For the past seven years America´s political leaders have been trumpeting the spread of American-style democracy, with decidedly mixed results. Developing countries aren´t eager for America to impose its form of democracy on their fledgling – and often fragile – governments. In fact, many of them resent America´s attempt to tell them how to run their governments, especially when threats of “regime change” are not-so-subtlety mentioned.
It is American-style capitalism – not democracy – that is spreading like wildfire around the globe.
Every government leader and business executive I have met in developing countries is eager for one thing: American-style capitalism to build their economies, create jobs and wealth for their people, and bring their countries fully into the global trading network. From Kazakhstan to the United Arab Emirates to Vietnam, people are hungry for capitalism. They want to study it in the U.S., learn how to create local capital markets, acquire American technology and know-how, and build up companies that can export their goods around the world, especially to the U.S.
But most of all they want America´s hidden asset: global capitalism leadership.
Let me emphasize that this is not the old-style business leadership of the 20th century which thought U.S.-based companies had superior products and management processes and could simply export them to the less sophisticated markets around the world, eager for American goods and know-how. That day passed by twenty years ago.
In recent years America´s new competitive advantage has emerged: the ability to train and develop global leaders, capable of leading global organizations. These new leaders, who are mostly in their thirties and forties, have lived all over the world and are as comfortable doing business in the Ukraine or Indonesia as they are in Des Moines, perhaps more so. Many of them have attended America´s best graduate business schools, where they interact with a vast array of foreign nationals and newly immigrated Americans with similar leadership abilities and like ambitions.

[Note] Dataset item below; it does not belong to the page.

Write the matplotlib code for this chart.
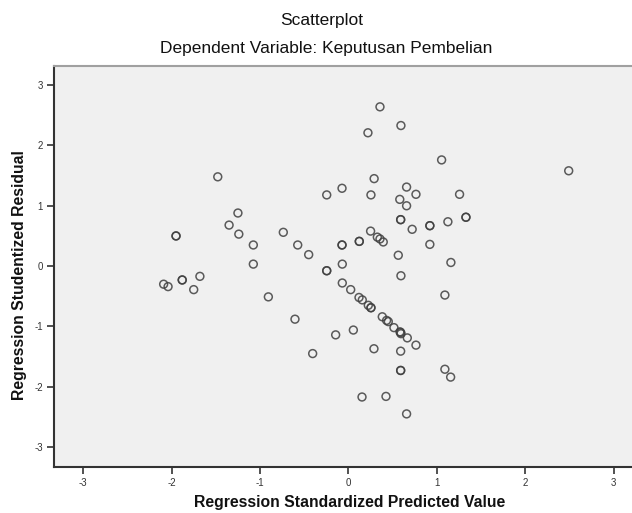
import matplotlib
matplotlib.use("Agg")
import matplotlib.pyplot as plt

plt.rcParams['font.family'] = ['Liberation Sans', 'DejaVu Sans']

# Regression standardized predicted value (x) and studentized residual (y)
pred = [-1.478, -1.25, -1.35, -1.24, -1.95, -1.95,
        -2.09, -2.04, -1.88, -1.88, -1.68, -1.75,
        0.356, 0.593, 0.22, 0.29, -0.073, -0.246, 0.254, 0.657, 0.763, 0.58, 0.657,
        0.59, 0.59, 0.72, 0.92, 0.92, 0.92, 0.563,
        -1.076, -0.737, -0.574, -0.45, -0.073, -0.073, 0.122, 0.122,
        0.25, 0.326, 0.356, 0.393,
        -1.076, -0.07, -0.246, -0.246, 0.593, -0.07, 0.025, -0.906,
        0.119, 0.156, 0.224, 0.254, 0.254, 0.382, 0.431, 0.45, 0.514, 0.582, 0.59, 0.593,
        0.665, 0.763, -0.605, 0.055, -0.145, 0.288, 0.59, -0.405, 0.59, 0.59,
        0.153, 0.424, 0.657,
        1.053, 2.49, 1.256, 1.124, 1.328, 1.328, 1.158, 1.09, 1.09, 1.155]
resid = [1.48, 0.88, 0.68, 0.53, 0.50, 0.50,
         -0.30, -0.34, -0.23, -0.23, -0.17, -0.39,
         2.64, 2.33, 2.21, 1.45, 1.29, 1.18, 1.18, 1.31, 1.19, 1.106, 1.0,
         0.77, 0.77, 0.61, 0.67, 0.67, 0.36, 0.18,
         0.35, 0.56, 0.35, 0.19, 0.35, 0.35, 0.41, 0.41,
         0.58, 0.48, 0.45, 0.40,
         0.033, 0.033, -0.077, -0.077, -0.16, -0.28, -0.39, -0.51,
         -0.52, -0.56, -0.65, -0.69, -0.69, -0.84, -0.90, -0.92, -1.02, -1.09, -1.10, -1.12,
         -1.19, -1.31, -0.88, -1.06, -1.14, -1.37, -1.41, -1.45, -1.73, -1.73,
         -2.17, -2.16, -2.45,
         1.76, 1.58, 1.19, 0.735, 0.81, 0.81, 0.06, -0.48, -1.71, -1.84]

ticks = [-3, -2, -1, 0, 1, 2, 3]
tick_labels = ['-3', '-2', '-1', '0', '1', '2', '3']

fig = plt.figure(figsize=(6.32, 5.13), dpi=100)
ax = fig.add_axes([0.0854, 0.0897, 0.932, 0.782])
ax.set_facecolor('#F0F0F0')
ax.scatter(pred, resid, s=32, facecolors='none', edgecolors='#404040',
           linewidths=1.1, alpha=0.85, zorder=3)

ax.set_xlim(-3.33, 3.33)
ax.set_ylim(-3.33, 3.32)
ax.set_xticks(ticks)
ax.set_xticklabels(tick_labels)
ax.set_yticks(ticks)
ax.set_yticklabels(tick_labels)
ax.tick_params(axis='both', direction='out', length=5, width=1.2, color='#333333',
               labelsize=7, labelcolor='#333333', pad=3)

for side in ['left', 'bottom']:
    ax.spines[side].set_color('#333333')
    ax.spines[side].set_linewidth(1.5)
ax.spines['top'].set_color('#A0A0A0')
ax.spines['top'].set_linewidth(1.5)
ax.spines['right'].set_visible(False)

ax.set_xlabel('Regression Standardized Predicted Value', fontsize=11.3,
              fontweight='bold', color='#111111')
ax.set_ylabel('Regression Studentized Residual', fontsize=11.3,
              fontweight='bold', color='#111111')
ax.xaxis.set_label_coords((349.5 - 54) / (643 - 54), -0.069)
ax.yaxis.set_label_coords(-0.046, 0.478)

fig.text(322 / 632, 1 - 25 / 513, 'Scatterplot', ha='center', va='baseline',
         fontsize=12.5, color='#111111')
fig.text(326 / 632, 1 - 53 / 513, 'Dependent Variable: Keputusan Pembelian',
         ha='center', va='baseline', fontsize=12.5, color='#111111')

fig.savefig('out.png', dpi=100)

Attending my class at Harvard Business School, my wife remarked, “I feel like I am in the United Nations.” In fact, more than one-third of Harvard´s MBAs at HBS and two-thirds of participants in its executive programs come from outside the U.S. to learn the latest leadership approaches in global business. These percentages do not include the substantial number of newly-immigrated Americans from all over the world attending these programs.
This new generation of American business leaders – as well as foreign nationals trained in America´s leading academic institutions – is very different than the previous generation: they are authentic leaders – collaborative, not imperial, in their relationships. They genuinely respect and appreciate the comparative advantages that people of other nations bring to their global companies, from manufacturing skills to ingenuity. Most importantly, they know how to bring together and motivate people of very different backgrounds to build high performing organizations.
America´s competitive advantage is seen most vividly in financial markets, where governments and business people around the world are eager to have America´s investment banks help them restructure their financial institutions and industrial companies to become competitive in global markets. Serving on the board of Goldman Sachs, I have had the opportunity to witness first-hand just how important this leadership is to countries like China, Saudi Arabia and the United Arab Emirates. In building financial institutions in these countries, America is developing the relationships with business leaders that will sustain this competitive advantage in global leadership for the next several decades.
For all the xenophobia about immigration and widespread panic over outsourcing, the reality is that America is the world´s melting pot. We are more accepting of people of diverse national origins and ethnic backgrounds than any country on earth. Progressive business leaders like IBM´s Sam Palmisano, Andrea Jung of Avon Products, GE´s Jeff Immelt, and PepsiCo´s Indra Nooyi recognize that diversity is not a challenge to be overcome, but a source of sustainable competitive advantage.
Whatever issues diversity may create – both real and perceived – America´s hidden competitive advantage is the ability of our leaders to operate effectively in integrated global organizations and to deploy the principles of capitalism throughout the world.
Our political leaders would be well advised to recognize this strength and use it to build America´s relationships with countries around the world, while helping them build their economies through capitalism, irrespective of their form of government.